Repeat exactly the lines running from the line that contains "Generate a LaTeX" to the line that contains "anchor=base] (t2) at"; include both ends and add nothing.
+ + + +
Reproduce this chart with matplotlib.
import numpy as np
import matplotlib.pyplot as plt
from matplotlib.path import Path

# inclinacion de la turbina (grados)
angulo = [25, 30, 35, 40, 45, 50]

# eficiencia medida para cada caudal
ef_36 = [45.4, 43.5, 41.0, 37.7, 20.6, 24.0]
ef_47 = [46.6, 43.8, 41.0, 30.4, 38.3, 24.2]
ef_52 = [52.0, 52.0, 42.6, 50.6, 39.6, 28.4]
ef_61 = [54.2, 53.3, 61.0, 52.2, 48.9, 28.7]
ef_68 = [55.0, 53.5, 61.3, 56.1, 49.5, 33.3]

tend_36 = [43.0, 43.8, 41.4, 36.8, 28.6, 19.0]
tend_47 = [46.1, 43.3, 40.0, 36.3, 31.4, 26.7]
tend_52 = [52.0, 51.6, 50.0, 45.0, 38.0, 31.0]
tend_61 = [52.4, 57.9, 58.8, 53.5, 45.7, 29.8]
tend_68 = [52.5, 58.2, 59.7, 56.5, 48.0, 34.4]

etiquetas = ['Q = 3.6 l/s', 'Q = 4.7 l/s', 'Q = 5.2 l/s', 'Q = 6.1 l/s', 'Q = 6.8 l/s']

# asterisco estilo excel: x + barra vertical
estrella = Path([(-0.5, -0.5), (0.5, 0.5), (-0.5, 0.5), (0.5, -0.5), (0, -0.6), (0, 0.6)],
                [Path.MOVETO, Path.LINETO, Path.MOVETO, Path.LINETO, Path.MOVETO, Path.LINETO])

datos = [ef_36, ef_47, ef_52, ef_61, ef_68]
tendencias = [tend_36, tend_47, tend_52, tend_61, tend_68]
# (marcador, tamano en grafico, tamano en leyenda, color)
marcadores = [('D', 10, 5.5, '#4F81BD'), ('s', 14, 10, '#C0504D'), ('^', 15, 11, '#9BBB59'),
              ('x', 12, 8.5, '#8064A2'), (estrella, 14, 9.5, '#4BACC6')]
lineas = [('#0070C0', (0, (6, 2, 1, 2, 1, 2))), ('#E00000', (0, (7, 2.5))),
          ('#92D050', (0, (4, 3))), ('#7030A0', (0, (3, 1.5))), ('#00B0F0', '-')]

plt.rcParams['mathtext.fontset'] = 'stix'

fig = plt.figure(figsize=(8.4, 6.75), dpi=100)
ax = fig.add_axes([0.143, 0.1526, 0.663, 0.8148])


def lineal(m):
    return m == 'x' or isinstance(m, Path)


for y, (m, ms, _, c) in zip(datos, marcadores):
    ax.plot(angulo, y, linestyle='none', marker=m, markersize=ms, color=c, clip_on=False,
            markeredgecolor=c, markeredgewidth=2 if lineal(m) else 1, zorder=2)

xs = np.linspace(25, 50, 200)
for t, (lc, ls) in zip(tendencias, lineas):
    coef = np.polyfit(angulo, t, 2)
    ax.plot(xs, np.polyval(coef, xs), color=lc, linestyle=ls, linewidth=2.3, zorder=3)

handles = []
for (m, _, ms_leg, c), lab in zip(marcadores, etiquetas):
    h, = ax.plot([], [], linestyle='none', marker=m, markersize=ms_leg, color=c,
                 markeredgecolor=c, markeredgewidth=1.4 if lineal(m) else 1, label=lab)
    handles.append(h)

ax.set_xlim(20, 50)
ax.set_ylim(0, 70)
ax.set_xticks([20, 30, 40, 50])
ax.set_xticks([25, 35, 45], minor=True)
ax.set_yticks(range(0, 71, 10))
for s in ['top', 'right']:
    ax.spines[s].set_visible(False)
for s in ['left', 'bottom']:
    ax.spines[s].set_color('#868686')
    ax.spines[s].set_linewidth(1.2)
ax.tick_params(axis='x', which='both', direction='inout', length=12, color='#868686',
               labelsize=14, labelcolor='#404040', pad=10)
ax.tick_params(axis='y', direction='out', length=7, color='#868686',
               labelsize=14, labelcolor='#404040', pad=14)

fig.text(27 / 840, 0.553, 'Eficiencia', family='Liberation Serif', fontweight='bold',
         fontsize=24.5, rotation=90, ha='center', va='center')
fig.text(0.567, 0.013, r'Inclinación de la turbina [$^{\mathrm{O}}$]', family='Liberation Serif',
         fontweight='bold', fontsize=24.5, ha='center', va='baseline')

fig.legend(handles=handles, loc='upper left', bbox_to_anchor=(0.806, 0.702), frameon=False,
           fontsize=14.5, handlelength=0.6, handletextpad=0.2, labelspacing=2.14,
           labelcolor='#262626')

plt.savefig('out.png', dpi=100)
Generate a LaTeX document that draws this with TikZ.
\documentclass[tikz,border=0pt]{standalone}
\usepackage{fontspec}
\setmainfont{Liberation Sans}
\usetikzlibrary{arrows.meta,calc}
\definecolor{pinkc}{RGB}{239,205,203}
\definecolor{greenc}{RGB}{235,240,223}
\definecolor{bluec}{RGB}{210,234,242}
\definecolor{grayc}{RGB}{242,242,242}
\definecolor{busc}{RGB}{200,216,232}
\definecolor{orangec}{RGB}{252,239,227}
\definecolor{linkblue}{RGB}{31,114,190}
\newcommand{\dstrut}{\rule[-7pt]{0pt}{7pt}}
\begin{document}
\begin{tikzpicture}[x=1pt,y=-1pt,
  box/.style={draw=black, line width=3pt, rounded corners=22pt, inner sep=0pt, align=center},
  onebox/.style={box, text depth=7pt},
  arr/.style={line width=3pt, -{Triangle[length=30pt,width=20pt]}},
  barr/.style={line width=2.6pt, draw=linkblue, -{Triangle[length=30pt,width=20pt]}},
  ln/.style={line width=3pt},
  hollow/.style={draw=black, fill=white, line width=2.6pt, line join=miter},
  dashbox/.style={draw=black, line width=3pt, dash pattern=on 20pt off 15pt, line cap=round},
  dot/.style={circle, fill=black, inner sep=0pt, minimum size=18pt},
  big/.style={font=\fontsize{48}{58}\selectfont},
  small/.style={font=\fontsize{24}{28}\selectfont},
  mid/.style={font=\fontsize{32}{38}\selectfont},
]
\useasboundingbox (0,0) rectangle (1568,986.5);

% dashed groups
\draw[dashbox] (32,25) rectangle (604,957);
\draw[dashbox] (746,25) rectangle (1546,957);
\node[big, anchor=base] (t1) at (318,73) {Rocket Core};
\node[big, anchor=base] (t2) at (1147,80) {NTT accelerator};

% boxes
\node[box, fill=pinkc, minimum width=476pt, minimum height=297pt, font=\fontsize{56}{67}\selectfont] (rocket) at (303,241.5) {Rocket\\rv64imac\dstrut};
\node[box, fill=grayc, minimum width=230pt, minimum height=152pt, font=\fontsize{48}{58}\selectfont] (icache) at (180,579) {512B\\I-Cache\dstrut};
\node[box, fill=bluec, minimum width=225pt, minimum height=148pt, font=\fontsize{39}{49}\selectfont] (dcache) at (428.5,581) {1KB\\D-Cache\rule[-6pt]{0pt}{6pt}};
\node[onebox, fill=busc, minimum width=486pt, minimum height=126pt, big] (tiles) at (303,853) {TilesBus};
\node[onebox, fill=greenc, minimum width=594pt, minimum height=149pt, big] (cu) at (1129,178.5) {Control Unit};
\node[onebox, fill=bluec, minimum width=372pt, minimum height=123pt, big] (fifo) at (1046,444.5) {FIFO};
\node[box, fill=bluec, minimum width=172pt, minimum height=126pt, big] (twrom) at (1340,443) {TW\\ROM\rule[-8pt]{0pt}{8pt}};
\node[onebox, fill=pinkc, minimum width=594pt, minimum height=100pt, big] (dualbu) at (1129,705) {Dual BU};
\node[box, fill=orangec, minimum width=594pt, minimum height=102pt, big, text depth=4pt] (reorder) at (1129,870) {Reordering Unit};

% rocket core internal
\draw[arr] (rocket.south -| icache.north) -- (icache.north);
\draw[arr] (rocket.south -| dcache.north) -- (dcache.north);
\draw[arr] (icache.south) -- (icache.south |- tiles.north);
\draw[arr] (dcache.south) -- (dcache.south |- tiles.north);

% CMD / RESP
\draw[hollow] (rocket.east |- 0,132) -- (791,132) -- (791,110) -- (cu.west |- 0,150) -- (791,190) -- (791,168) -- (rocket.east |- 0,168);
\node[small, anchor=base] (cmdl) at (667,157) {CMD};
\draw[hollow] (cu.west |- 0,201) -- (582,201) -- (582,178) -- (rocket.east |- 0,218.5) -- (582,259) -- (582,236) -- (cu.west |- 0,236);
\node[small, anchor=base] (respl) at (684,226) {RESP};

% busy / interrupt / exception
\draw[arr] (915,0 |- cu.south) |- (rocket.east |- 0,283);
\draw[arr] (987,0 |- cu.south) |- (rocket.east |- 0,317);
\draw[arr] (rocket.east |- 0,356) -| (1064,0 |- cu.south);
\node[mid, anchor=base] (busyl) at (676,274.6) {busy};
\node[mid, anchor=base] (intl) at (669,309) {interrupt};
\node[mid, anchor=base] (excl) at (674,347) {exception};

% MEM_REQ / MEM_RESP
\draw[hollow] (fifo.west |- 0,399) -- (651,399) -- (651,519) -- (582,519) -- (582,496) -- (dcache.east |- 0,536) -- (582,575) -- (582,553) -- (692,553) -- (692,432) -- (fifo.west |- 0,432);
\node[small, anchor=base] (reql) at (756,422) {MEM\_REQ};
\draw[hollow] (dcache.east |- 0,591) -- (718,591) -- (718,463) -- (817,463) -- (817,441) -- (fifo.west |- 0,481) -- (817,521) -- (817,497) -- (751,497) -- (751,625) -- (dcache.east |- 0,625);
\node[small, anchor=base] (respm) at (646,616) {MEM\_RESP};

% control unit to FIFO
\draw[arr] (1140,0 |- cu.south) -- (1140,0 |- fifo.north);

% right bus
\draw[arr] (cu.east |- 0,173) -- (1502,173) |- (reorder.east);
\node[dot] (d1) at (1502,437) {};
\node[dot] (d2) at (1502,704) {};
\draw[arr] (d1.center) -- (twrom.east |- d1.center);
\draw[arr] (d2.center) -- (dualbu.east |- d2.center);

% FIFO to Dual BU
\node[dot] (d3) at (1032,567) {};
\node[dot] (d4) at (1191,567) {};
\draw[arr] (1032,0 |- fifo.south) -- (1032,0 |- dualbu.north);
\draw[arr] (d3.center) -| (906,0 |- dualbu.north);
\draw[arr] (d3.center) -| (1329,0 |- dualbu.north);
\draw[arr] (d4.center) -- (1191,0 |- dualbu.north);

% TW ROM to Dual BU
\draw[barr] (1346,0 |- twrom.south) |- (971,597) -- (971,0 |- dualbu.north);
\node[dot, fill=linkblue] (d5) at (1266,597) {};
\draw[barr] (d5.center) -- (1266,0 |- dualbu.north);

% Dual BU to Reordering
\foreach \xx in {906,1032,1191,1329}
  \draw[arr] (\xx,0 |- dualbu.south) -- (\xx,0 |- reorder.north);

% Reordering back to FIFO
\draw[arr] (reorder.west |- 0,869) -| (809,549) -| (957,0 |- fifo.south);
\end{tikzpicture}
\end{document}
+ + + +
• Exercise result
Generate a LaTeX document that draws this with TikZ.
\documentclass[tikz,border=0pt]{standalone}
\usepackage{fontspec}
\setmainfont{Liberation Sans}
\usetikzlibrary{arrows.meta,calc}
\definecolor{pinkc}{RGB}{239,205,203}
\definecolor{greenc}{RGB}{235,240,223}
\definecolor{bluec}{RGB}{210,234,242}
\definecolor{grayc}{RGB}{242,242,242}
\definecolor{busc}{RGB}{200,216,232}
\definecolor{orangec}{RGB}{252,239,227}
\definecolor{linkblue}{RGB}{31,114,190}
\newcommand{\dstrut}{\rule[-7pt]{0pt}{7pt}}
\begin{document}
\begin{tikzpicture}[x=1pt,y=-1pt,
  box/.style={draw=black, line width=3pt, rounded corners=22pt, inner sep=0pt, align=center},
  onebox/.style={box, text depth=7pt},
  arr/.style={line width=3pt, -{Triangle[length=30pt,width=20pt]}},
  barr/.style={line width=2.6pt, draw=linkblue, -{Triangle[length=30pt,width=20pt]}},
  ln/.style={line width=3pt},
  hollow/.style={draw=black, fill=white, line width=2.6pt, line join=miter},
  dashbox/.style={draw=black, line width=3pt, dash pattern=on 20pt off 15pt, line cap=round},
  dot/.style={circle, fill=black, inner sep=0pt, minimum size=18pt},
  big/.style={font=\fontsize{48}{58}\selectfont},
  small/.style={font=\fontsize{24}{28}\selectfont},
  mid/.style={font=\fontsize{32}{38}\selectfont},
]
\useasboundingbox (0,0) rectangle (1568,986.5);

% dashed groups
\draw[dashbox] (32,25) rectangle (604,957);
\draw[dashbox] (746,25) rectangle (1546,957);
\node[big, anchor=base] (t1) at (318,73) {Rocket Core};
\node[big, anchor=base] (t2) at (1147,80) {NTT accelerator};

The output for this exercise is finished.